» **Code that draws figures**:
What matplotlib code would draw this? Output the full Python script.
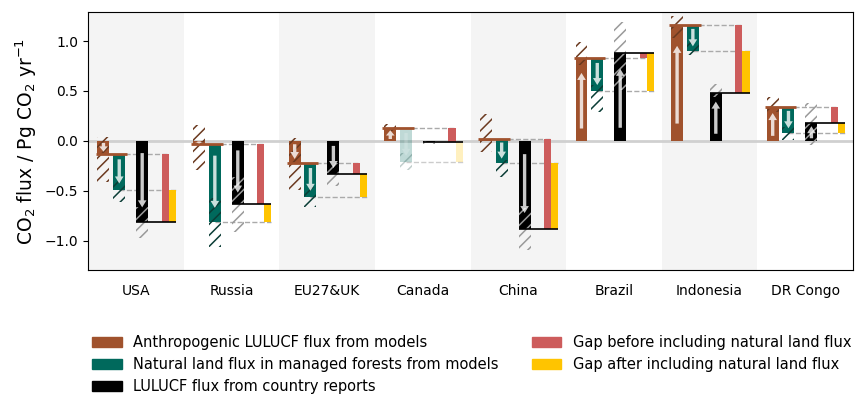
import matplotlib.pyplot as plt
from matplotlib.patches import Patch
import numpy as np

countries = ['USA', 'Russia', 'EU27&UK', 'Canada', 'China', 'Brazil', 'Indonesia', 'DR Congo']

# anthropogenic LULUCF flux from models (Pg CO2/yr) and model spread
anthro = [-0.13, -0.03, -0.22, 0.13, 0.02, 0.83, 1.16, 0.34]
anthro_lo = [-0.41, -0.29, -0.49, 0.10, -0.11, 0.76, 1.03, 0.29]
anthro_hi = [0.04, 0.16, 0.03, 0.17, 0.27, 0.99, 1.25, 0.44]

# natural land flux in managed forests, added on top of the anthropogenic flux
natural = [-0.36, -0.78, -0.34, -0.34, -0.24, -0.33, -0.26, -0.26]
natural_lo = [-0.48, -1.03, -0.44, -0.42, -0.38, -0.54, -0.30, -0.33]
natural_hi = [-0.26, -0.54, -0.24, -0.25, -0.21, -0.27, -0.15, -0.20]

# LULUCF flux from country reports and its range
reports = [-0.81, -0.63, -0.33, -0.013, -0.88, 0.88, 0.48, 0.18]
reports_lo = [-0.97, -0.91, -0.45, -0.03, -1.09, 0.51, 0.44, -0.04]
reports_hi = [-0.66, -0.36, -0.22, 0.0, -0.67, 1.19, 0.57, 0.38]

faded = {'Canada'}

BROWN = '#a0522d'
GREEN = '#00695c'
RED = '#cd5c5c'
YELLOW = '#ffc400'
GREY = '#aaaaaa'

plt.rcParams['hatch.linewidth'] = 1.1

off_b, off_g, off_k, off_r, off_y = -0.34, -0.175, 0.065, 0.305, 0.38
w, w2 = 0.125, 0.075

fig, ax = plt.subplots(figsize=(8.56, 3.94), dpi=100)
fig.subplots_adjust(left=0.103, right=0.9965, bottom=0.315, top=0.9695)

x = np.arange(len(countries))
for i in x[::2]:
    ax.axvspan(i - 0.5, i + 0.5, color='#f4f4f4', lw=0, zorder=0)
ax.axhline(0, color='#d0d0d0', lw=2, zorder=1)


def draw_arrow(xc, start, length, alpha=1.0):
    if abs(length) < 0.03:
        return
    s = start + 0.15 * length
    e = start + 0.82 * length
    hl = min(0.07, 0.6 * abs(e - s))
    ax.arrow(xc, s, 0, e - s, width=0.035, head_width=0.09, head_length=hl,
             length_includes_head=True, fc='white', ec='none', alpha=0.8 * alpha, zorder=5)


for i, c in enumerate(countries):
    a = anthro[i]
    an = a + natural[i]
    r = reports[i]
    na = 0.25 if c in faded else 1.0

    # dashed guides and report line
    ax.hlines(a, i + off_g + w / 2, i + off_r + w2 / 2, color=GREY, ls='--', lw=1, zorder=1.5)
    ax.hlines(an, i + off_g, i + off_y + w2 / 2, color=GREY, ls='--', lw=1, zorder=1.5, alpha=max(na, 0.6))

    ax.bar(i + off_b, a, w, color=BROWN, zorder=2)
    ax.bar(i + off_g, natural[i], w, bottom=a, color=GREEN, alpha=na, zorder=2)
    ax.bar(i + off_k, r, w, color='black', zorder=2)
    ax.bar(i + off_r, a - r, w2, bottom=r, color=RED, zorder=2)
    ax.bar(i + off_y, an - r, w2, bottom=r, color=YELLOW, alpha=na, zorder=2)

    # uncertainty ranges
    ax.bar(i + off_b, anthro_hi[i] - anthro_lo[i], w, bottom=anthro_lo[i], fill=False,
           hatch='///', edgecolor='#6b3a20', lw=0, zorder=3)
    ax.bar(i + off_g, natural_hi[i] - natural_lo[i], w, bottom=a + natural_lo[i], fill=False,
           hatch='///', edgecolor='#0b3d36', lw=0, alpha=na, zorder=3)
    ax.bar(i + off_k, reports_hi[i] - reports_lo[i], w, bottom=reports_lo[i], fill=False,
           hatch='///', edgecolor='#9a9a9a', lw=0, zorder=3)

    ax.hlines(a, i + off_b - w / 2 - 0.02, i + off_g + w / 2 + 0.02, color=BROWN, lw=2, zorder=4)
    ax.hlines(r, i + off_k - w / 2, i + off_y + w2 / 2, color='black', lw=1.2, zorder=4)

    draw_arrow(i + off_b, 0, a)
    draw_arrow(i + off_g, a, natural[i], na)
    draw_arrow(i + off_k, 0, r)

ax.set_xlim(-0.5, len(countries) - 0.5)
ax.set_ylim(-1.29, 1.29)
ax.set_yticks([-1.0, -0.5, 0.0, 0.5, 1.0])
ax.set_xticks(x, countries)
ax.tick_params(axis='x', length=0, pad=10, labelsize=10)
ax.tick_params(axis='y', labelsize=10)
ax.set_ylabel('CO$_2$ flux / Pg CO$_2$ yr$^{-1}$', fontsize=13.5)

handles = [Patch(color=BROWN, label='Anthropogenic LULUCF flux from models'),
           Patch(color=GREEN, label='Natural land flux in managed forests from models'),
           Patch(color='black', label='LULUCF flux from country reports'),
           Patch(color=RED, label='Gap before including natural land flux'),
           Patch(color=YELLOW, label='Gap after including natural land flux')]
fig.legend(handles=handles, ncol=2, loc='upper left', bbox_to_anchor=(0.108, 0.15),
           frameon=False, fontsize=10.5, borderpad=0, borderaxespad=0,
           columnspacing=2.3, labelspacing=0.5)

fig.savefig('out.png', dpi=100)
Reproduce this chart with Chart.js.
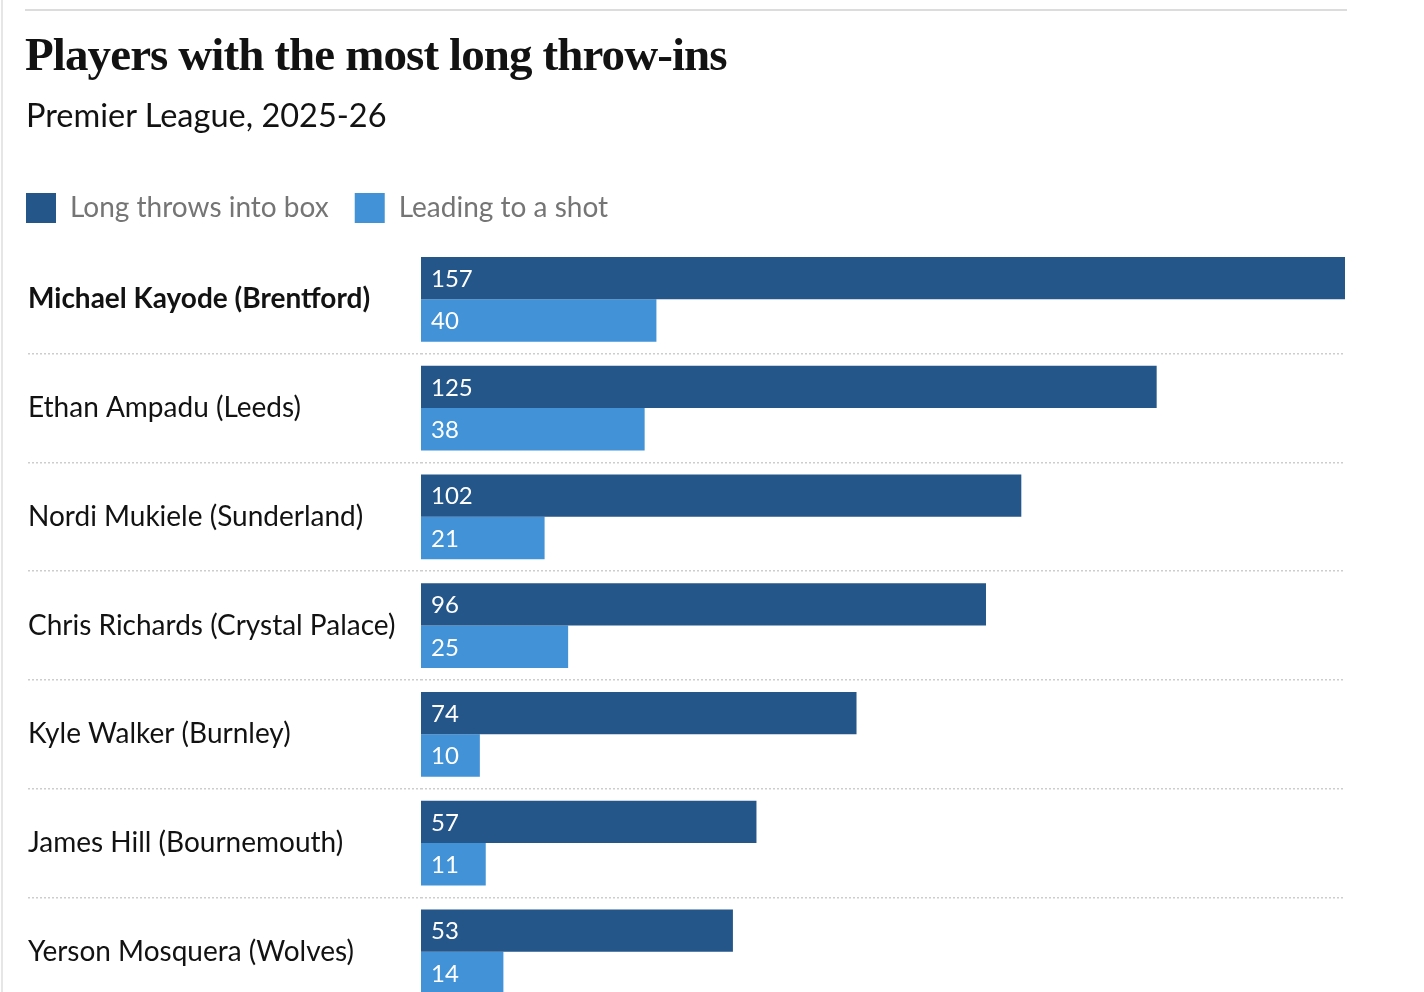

» **TASK DETAILS**: Locate the lines above that contain "matplotlib" and copy them.

» **WORKED ANSWER**:
What matplotlib code would draw this? Output the full Python script.
import matplotlib.pyplot as plt
from matplotlib.patches import Patch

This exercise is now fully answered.